C'est la loi qui interdit de commercer avec les pays terroristes.
"Oui, enfin, avec les pays pour lesquels les Etats-Unis ont décidé qu'il y avait embargo. Mais, les Nations unies n'ont pas décidé de mettre un embargo sur l'Iran, comme par exemple ils l'ont fait sur l'Irak, par une décision des Nations unies. Cette très grande entreprise française a la possibilité de remporter de grands contrats. Personnellement je m'en réjouis. Par ailleurs, j'espère que ce régime iranien va continuer à évoluer. Quand il s'agit d'être solidaires de nos amis allemands, par exemple, nous n'avons plus notre ambassadeur actuellement en Iran parce que nous sommes solidaires de l'ambassadeur allemand qui a été sanctionné en quelque sorte par les autorités iraniennes, eh bien, je considère que nous devons le faire. Et en tous cas, ça c'est une question de principe absolu, les lois américaines s'appliquent aux Etats-Unis, elles ne s'appliquent pas en France. Et l'ensemble de la communauté économique européenne, de l'Union européenne, est solidaire de la position qui est la nôtre parce que personne n'accepte l'idée que les Etats-Unis puissent faire passer maintenant leurs lois à l'échelle mondiale. Sinon alors, la planète aurait changé de visage et nous ne serions plus la vieille nation indépendante que nous sommes."

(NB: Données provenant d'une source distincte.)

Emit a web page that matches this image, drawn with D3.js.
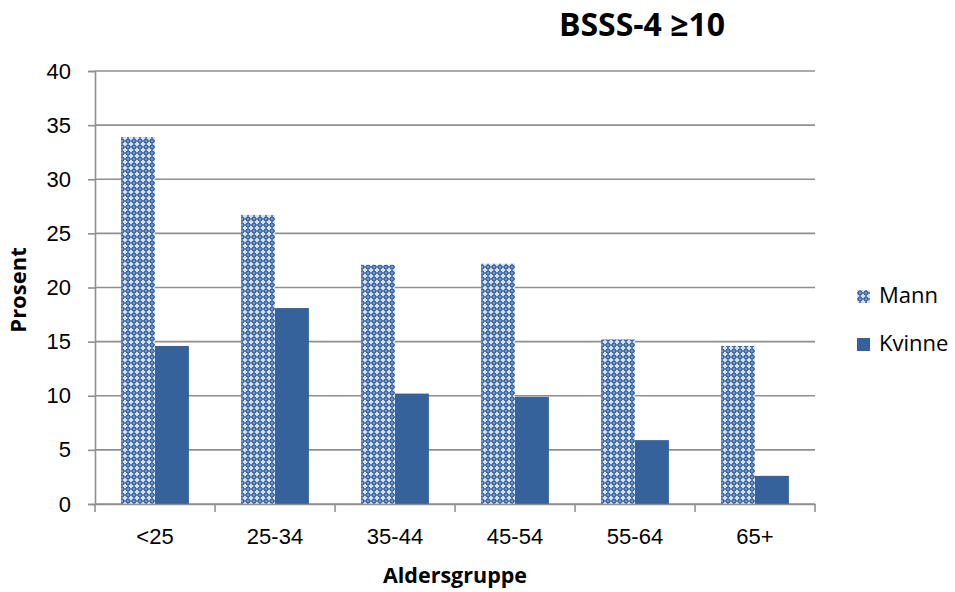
<!DOCTYPE html>
<html>
<head>
<meta charset="utf-8">
<script src="https://cdn.jsdelivr.net/npm/d3@7"></script>
<style>
  body { margin: 0; background: #fff; }
  svg { display: block; font-family: "Open Sans", "Noto Sans", sans-serif; }
</style>
</head>
<body>
<svg id="chart" width="955" height="592"></svg>
<script>
// Age groups and share (%) with BSSS-4 score of 10 or more
const categories = ["<25", "25-34", "35-44", "45-54", "55-64", "65+"];
const seriesNames = ["Mann", "Kvinne"];
const mannValues = [33.9, 26.7, 22.1, 22.2, 15.2, 14.6];
const kvinneValues = [14.6, 18.1, 10.2, 9.9, 5.9, 2.6];
const yTicks = [0, 5, 10, 15, 20, 25, 30, 35, 40];

const svg = d3.select("#chart");
const margin = { left: 95, right: 140, top: 71, bottom: 88 };
const W = 955, H = 592;

const x = d3.scaleBand().domain(categories)
  .range([margin.left, W - margin.right]).paddingInner(0).paddingOuter(0);
const x1 = d3.scaleBand().domain(seriesNames)
  .range([0, x.bandwidth()]).paddingInner(0).paddingOuter(0.77);
const y = d3.scaleLinear().domain([0, 40]).range([H - margin.bottom, margin.top]);

// Dotted fill for the male series
const defs = svg.append("defs");
const pat = defs.append("pattern").attr("id", "mannPattern")
  .attr("patternUnits", "userSpaceOnUse").attr("width", 6).attr("height", 6);
pat.append("rect").attr("width", 6).attr("height", 6).attr("fill", "#d3deee");
pat.append("rect").attr("x", 2).attr("y", 0).attr("width", 2).attr("height", 6).attr("fill", "#5a80b6");
pat.append("rect").attr("x", 0).attr("y", 2).attr("width", 6).attr("height", 2).attr("fill", "#5a80b6");
pat.append("rect").attr("x", 1).attr("y", 1).attr("width", 4).attr("height", 4).attr("fill", "#4169a4");
pat.append("rect").attr("x", 2).attr("y", 2).attr("width", 2).attr("height", 2).attr("fill", "#7896c4");

const colors = { Mann: "url(#mannPattern)", Kvinne: "#35629a" };

// Horizontal gridlines
svg.append("g").selectAll("line").data(yTicks).join("line")
  .attr("x1", margin.left).attr("x2", W - margin.right)
  .attr("y1", d => y(d)).attr("y2", d => y(d))
  .attr("stroke", "#8f8f8f").attr("stroke-width", 1.6);

// Bars
const rows = categories.map((c, i) => ({ cat: c, Mann: mannValues[i], Kvinne: kvinneValues[i] }));
const groups = svg.append("g").selectAll("g").data(rows).join("g")
  .attr("transform", d => `translate(${x(d.cat)},0)`);
groups.selectAll("rect").data(d => seriesNames.map(s => ({ s, v: d[s] }))).join("rect")
  .attr("x", d => x1(d.s)).attr("width", x1.bandwidth())
  .attr("y", d => y(d.v)).attr("height", d => y(0) - y(d.v))
  .attr("fill", d => colors[d.s]);

// Y axis
const yAxis = svg.append("g").attr("transform", `translate(${margin.left},0)`)
  .call(d3.axisLeft(y).tickValues(yTicks).tickSize(7).tickPadding(17));
yAxis.select(".domain").attr("stroke", "#8f8f8f").attr("stroke-width", 1.6);
yAxis.selectAll(".tick line").attr("stroke", "#8f8f8f").attr("stroke-width", 1.6);
yAxis.selectAll("text").attr("font-size", 22).attr("fill", "#000");

// X axis with tick marks at category boundaries
const xAxis = svg.append("g").attr("transform", `translate(0,${y(0)})`)
  .call(d3.axisBottom(x).tickSize(0).tickPadding(24));
xAxis.select(".domain").attr("stroke", "#8f8f8f").attr("stroke-width", 1.6);
xAxis.selectAll("text").attr("font-size", 22).attr("fill", "#000");
const bounds = categories.map(c => x(c)).concat([x(categories[categories.length - 1]) + x.bandwidth()]);
xAxis.append("g").selectAll("line").data(bounds).join("line")
  .attr("x1", d => d).attr("x2", d => d).attr("y1", 0).attr("y2", 8)
  .attr("stroke", "#8f8f8f").attr("stroke-width", 1.6);

// Title and axis titles
svg.append("text").attr("x", 642).attr("y", 36).attr("text-anchor", "middle")
  .attr("font-size", 32).attr("font-weight", "bold").text("BSSS-4 ≥10");
svg.append("text").attr("x", 455).attr("y", 583).attr("text-anchor", "middle")
  .attr("font-size", 21.5).attr("font-weight", "bold").text("Aldersgruppe");
svg.append("text").attr("transform", "translate(26,290) rotate(-90)").attr("text-anchor", "middle")
  .attr("font-size", 22).attr("font-weight", "bold").text("Prosent");

// Legend
const legend = svg.append("g").selectAll("g").data(seriesNames).join("g")
  .attr("transform", (d, i) => `translate(857,${290 + i * 48})`);
legend.append("rect").attr("width", 13).attr("height", 13).attr("fill", d => colors[d]);
legend.append("text").attr("x", 22).attr("y", 13)
  .attr("font-size", 22).text(d => d);
</script>
</body>
</html>
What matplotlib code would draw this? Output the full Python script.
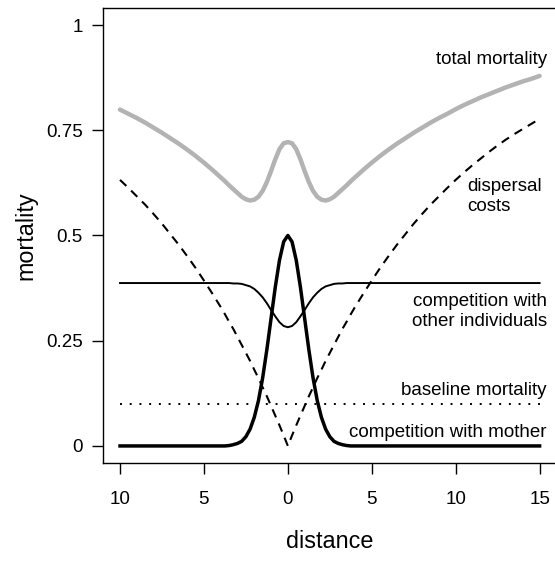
import matplotlib
matplotlib.use('Agg')
import matplotlib.pyplot as plt

plt.rcParams['font.family'] = ['Liberation Sans', 'DejaVu Sans']

# distance from the mother plant (left side plotted as |x|)
distance = [-10, -9.5, -9, -8.5, -8, -7.5, -7, -6.5, -6, -5.5, -5, -4.5,
            -4, -3.75, -3.5, -3.25, -3, -2.75, -2.5, -2.25, -2, -1.75, -1.5, -1.25,
            -1, -0.75, -0.5, -0.25,
            0, 0.25, 0.5, 0.75, 1, 1.25, 1.5, 1.75, 2, 2.25, 2.5, 2.75, 3, 3.25,
            3.5, 3.75, 4,
            4.5, 5, 5.5, 6, 6.5, 7, 7.5, 8, 8.5, 9, 9.5, 10, 10.5, 11, 11.5, 12,
            12.5, 13, 13.5, 14, 14.5, 15]

dispersal = [0.632, 0.613, 0.593, 0.573, 0.551, 0.528, 0.503, 0.478, 0.451, 0.423, 0.393, 0.362,
             0.330, 0.313, 0.295, 0.278, 0.259, 0.240, 0.221, 0.202, 0.181, 0.161, 0.139, 0.118,
             0.095, 0.072, 0.049, 0.025,
             0.000, 0.025, 0.049, 0.072, 0.095, 0.118, 0.139, 0.161, 0.181, 0.202, 0.221, 0.240,
             0.259, 0.278, 0.295, 0.313, 0.330,
             0.362, 0.393, 0.423, 0.451, 0.478, 0.503, 0.528, 0.551, 0.573, 0.593, 0.613, 0.632,
             0.650, 0.667, 0.683, 0.699, 0.714, 0.728, 0.741, 0.753, 0.765, 0.777]

mother = [0, 0, 0, 0, 0, 0, 0, 0, 0, 0, 0, 0,
          0.000, 0.000, 0.001, 0.003, 0.006, 0.011, 0.022, 0.040, 0.068, 0.108, 0.162, 0.229,
          0.303, 0.377, 0.441, 0.485,
          0.500, 0.485, 0.441, 0.377, 0.303, 0.229, 0.162, 0.108, 0.068, 0.040, 0.022, 0.011,
          0.006, 0.003, 0.001, 0.000, 0.000,
          0, 0, 0, 0, 0, 0, 0, 0, 0, 0, 0, 0,
          0, 0, 0, 0, 0, 0, 0, 0, 0, 0]

others = [0.387, 0.387, 0.387, 0.387, 0.387, 0.387, 0.387, 0.387, 0.387, 0.387, 0.387, 0.387,
          0.387, 0.387, 0.387, 0.386, 0.386, 0.385, 0.382, 0.379, 0.373, 0.364, 0.353, 0.339,
          0.323, 0.308, 0.294, 0.285,
          0.282, 0.285, 0.294, 0.308, 0.323, 0.339, 0.353, 0.364, 0.373, 0.379, 0.382, 0.385,
          0.386, 0.386, 0.387, 0.387, 0.387,
          0.387, 0.387, 0.387, 0.387, 0.387, 0.387, 0.387, 0.387, 0.387, 0.387, 0.387, 0.387,
          0.387, 0.387, 0.387, 0.387, 0.387, 0.387, 0.387, 0.387, 0.387, 0.387]

total = [0.799, 0.789, 0.779, 0.768, 0.756, 0.744, 0.731, 0.718, 0.704, 0.689, 0.673, 0.656,
         0.638, 0.629, 0.619, 0.610, 0.601, 0.592, 0.586, 0.583, 0.585, 0.592, 0.606, 0.627,
         0.653, 0.681, 0.705, 0.719,
         0.722, 0.719, 0.705, 0.681, 0.653, 0.627, 0.606, 0.592, 0.585, 0.583, 0.586, 0.592,
         0.601, 0.610, 0.619, 0.629, 0.638,
         0.656, 0.673, 0.689, 0.704, 0.718, 0.731, 0.744, 0.756, 0.768, 0.779, 0.789, 0.800,
         0.810, 0.819, 0.828, 0.836, 0.844, 0.852, 0.859, 0.866, 0.872, 0.879]

baseline = 0.1

x_ticks = [-10, -5, 0, 5, 10, 15]
x_ticklabels = ['10', '5', '0', '5', '10', '15']
y_ticks = [0, 0.25, 0.5, 0.75, 1]
y_ticklabels = ['0', '0.25', '0.5', '0.75', '1']

fig = plt.figure(figsize=(5.55, 5.63), dpi=100)
ax = fig.add_axes([0.186, 0.178, 0.8165, 0.8075])

ax.plot([distance[0], distance[-1]], [baseline, baseline], color='black', lw=1.4,
        linestyle=(0, (1, 4.0)))
ax.plot(distance, dispersal, color='black', lw=1.5, linestyle=(0, (4.2, 3.2)))
ax.plot(distance, others, color='black', lw=1.4)
ax.plot(distance, mother, color='black', lw=2.5)
ax.plot(distance, total, color='#b3b3b3', lw=3.2, solid_capstyle='round')

fs = 13.5
ax.text(15.42, 0.917, 'total mortality', ha='right', va='center', fontsize=fs)
ax.text(10.70, 0.592, 'dispersal\ncosts', ha='left', va='center', fontsize=fs,
        multialignment='left')
ax.text(15.42, 0.320, 'competition with\nother individuals', ha='right', va='center',
        fontsize=fs, multialignment='right')
ax.text(15.42, 0.131, 'baseline mortality', ha='right', va='center', fontsize=fs)
ax.text(15.42, 0.031, 'competition with mother', ha='right', va='center', fontsize=fs)

ax.set_xlim(-11, 16)
ax.set_ylim(-0.04, 1.04)
ax.set_xticks(x_ticks)
ax.set_xticklabels(x_ticklabels)
ax.set_yticks(y_ticks)
ax.set_yticklabels(y_ticklabels)
ax.tick_params(axis='both', direction='out', length=7.9, width=1, labelsize=fs)
ax.tick_params(axis='y', pad=6.8)
ax.tick_params(axis='x', pad=12.5)
for s in ax.spines.values():
    s.set_linewidth(1)

fig.text(26 / 555, 1 - 235.5 / 563, 'mortality', rotation=90, ha='center', va='center',
         fontsize=16.8)
fig.text(329.5 / 555, 1 - 541.7 / 563, 'distance', ha='center', va='center', fontsize=16.8)

fig.savefig('out.png', dpi=100)
plt.close(fig)
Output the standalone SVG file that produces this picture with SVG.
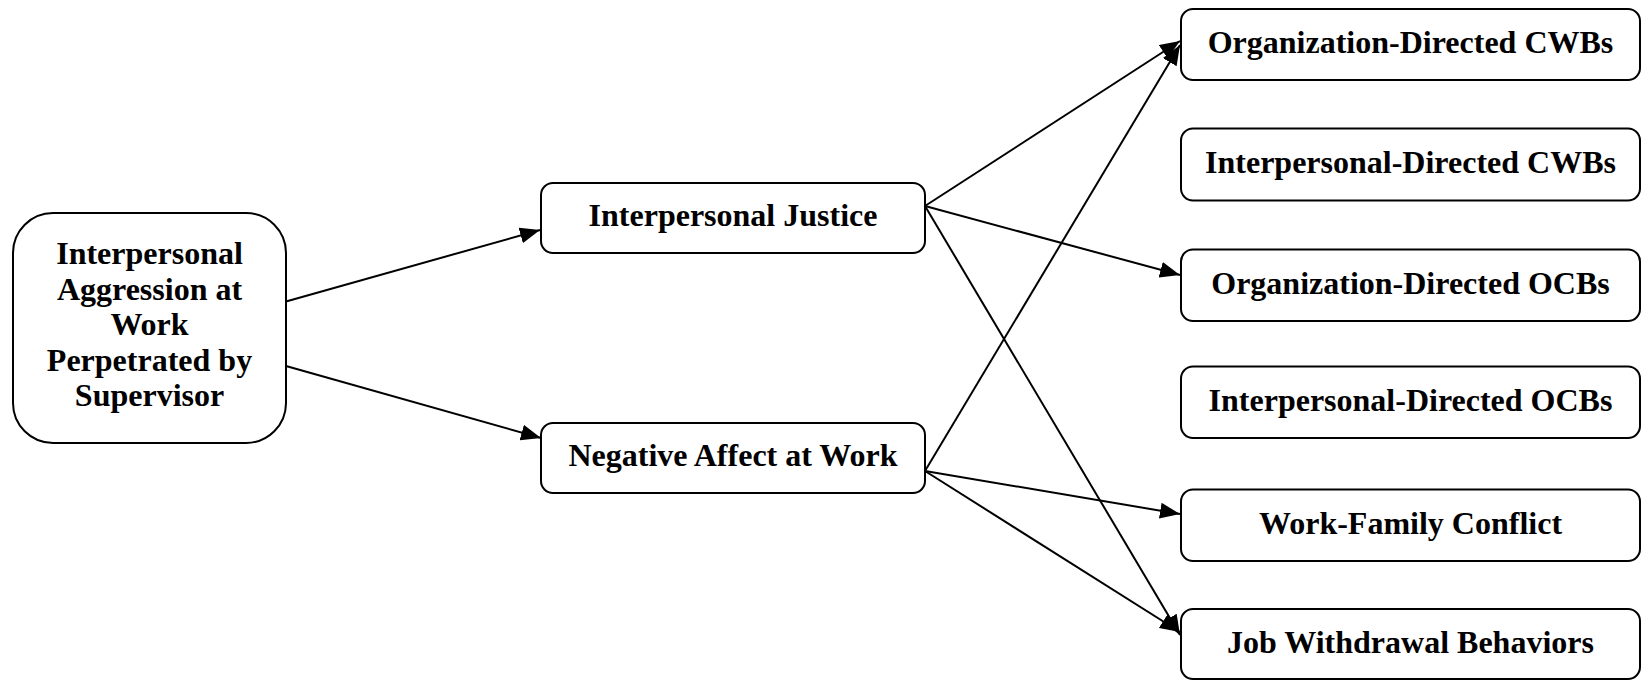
<svg xmlns="http://www.w3.org/2000/svg" width="1642" height="680" viewBox="0 0 1642 680">
<defs>
<style>
.box{fill:#fff;stroke:#000;stroke-width:2}
.t{font-family:"Liberation Serif","Times New Roman",serif;font-weight:bold;font-size:32px;fill:#000;text-anchor:middle}
.c{stroke:#000;stroke-width:2;fill:none;marker-end:url(#arr)}
</style>
<marker id="arr" markerUnits="userSpaceOnUse" markerWidth="22" markerHeight="16" refX="20" refY="8" orient="auto">
<path d="M0,0 L20,8 L0,16 Z" fill="#000"/>
</marker>
</defs>
<g id="connectors">
<line class="c" x1="286" y1="301.5" x2="540" y2="230"/>
<line class="c" x1="286" y1="366" x2="541" y2="438"/>
<line class="c" x1="925" y1="206" x2="1180" y2="41"/>
<line class="c" x1="925" y1="206" x2="1180" y2="275"/>
<line class="c" x1="925" y1="206" x2="1180" y2="635"/>
<line class="c" x1="925" y1="471" x2="1180" y2="45"/>
<line class="c" x1="925" y1="471" x2="1180" y2="514"/>
<line class="c" x1="925" y1="471" x2="1180" y2="632"/>
</g>
<g id="aggression">
<rect class="box" x="13" y="213" width="273" height="230" rx="40"/>
<text class="t" x="149.5" y="264">Interpersonal</text>
<text class="t" x="149.5" y="299.5">Aggression at</text>
<text class="t" x="149.5" y="335">Work</text>
<text class="t" x="149.5" y="370.5">Perpetrated by</text>
<text class="t" x="149.5" y="406">Supervisor</text>
</g>
<g id="justice">
<rect class="box" x="541" y="183" width="384" height="70" rx="12"/>
<text class="t" x="733" y="226">Interpersonal Justice</text>
</g>
<g id="negaffect">
<rect class="box" x="541" y="423" width="384" height="70" rx="12"/>
<text class="t" x="733" y="466">Negative Affect at Work</text>
</g>
<g id="orgcwb">
<rect class="box" x="1181" y="9" width="459" height="71" rx="12"/>
<text class="t" x="1410.5" y="53">Organization-Directed CWBs</text>
</g>
<g id="intcwb">
<rect class="box" x="1181" y="128.5" width="459" height="72" rx="12"/>
<text class="t" x="1410.5" y="173">Interpersonal-Directed CWBs</text>
</g>
<g id="orgocb">
<rect class="box" x="1181" y="249.5" width="459" height="71.5" rx="12"/>
<text class="t" x="1410.5" y="294">Organization-Directed OCBs</text>
</g>
<g id="intocb">
<rect class="box" x="1181" y="366.5" width="459" height="71.5" rx="12"/>
<text class="t" x="1410.5" y="411">Interpersonal-Directed OCBs</text>
</g>
<g id="wfc">
<rect class="box" x="1181" y="489.5" width="459" height="71.5" rx="12"/>
<text class="t" x="1410.5" y="534">Work-Family Conflict</text>
</g>
<g id="withdrawal">
<rect class="box" x="1181" y="609" width="459" height="70" rx="12"/>
<text class="t" x="1410.5" y="653">Job Withdrawal Behaviors</text>
</g>
</svg>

Là, on vous sent très vigoureux. En revanche, dès qu'il s'agit de parler de l'Algérie, tous les gouvernements français, de gauche ou de droite, semblent être extrêmement gênés pour condamner ce qui se passe là-bas, et surtout pour montrer les responsables.
"Mais je suis, sinon à l'aise, en tout cas net dans le cas qui vient de précéder parce que la situation est claire. On peut l'exposer très clairement. Dans le cas de l'Algérie, la très grande difficulté, c'est que nous ne savons pas comprendre ce qui se passe véritablement en Algérie. Nous voyons bien une terreur affreuse, une violence scandaleuse qui se développent contre la population, mais il est extrêmement difficile d'identifier ce qui se passe. Nous ne sommes pas au moment du Chili de Pinochet, si vous voulez, où des démocrates lutteraient contre un pouvoir dictatorial. Nous sommes contre une opposition fanatique et violente qui lutte contre un pouvoir qui, lui-même, utilise d'une certaine façon la violence et la force de l'Etat. Alors, nous sommes obligés d'être effectivement assez prudents. D'autant plus prudents, pardonnez-moi, que là où je suis, au Gouvernement, et ce sont des questions dont je discute avec le ministre des Affaires étrangères et le ministère de l'Intérieur , je dois aussi penser quand même aux Français. Nous avons déjà été frappés, et je dois veiller à ces questions, c'est ma responsabilité. Mais je suis pour que notre solidarité, la solidarité des intellectuels, des universités, la solidarité du Gouvernement, par exemple en assouplissant pour tous ceux qui craignent pour leur vie en Algérie, la politique des visas. Je suis pour que nous prenions nos responsabilités, mais en pensant que la population française doit aussi être préservée. C'est lourd de dire cela. Mais vous comprendrez aussi pourquoi il est de ma responsabilité de le dire."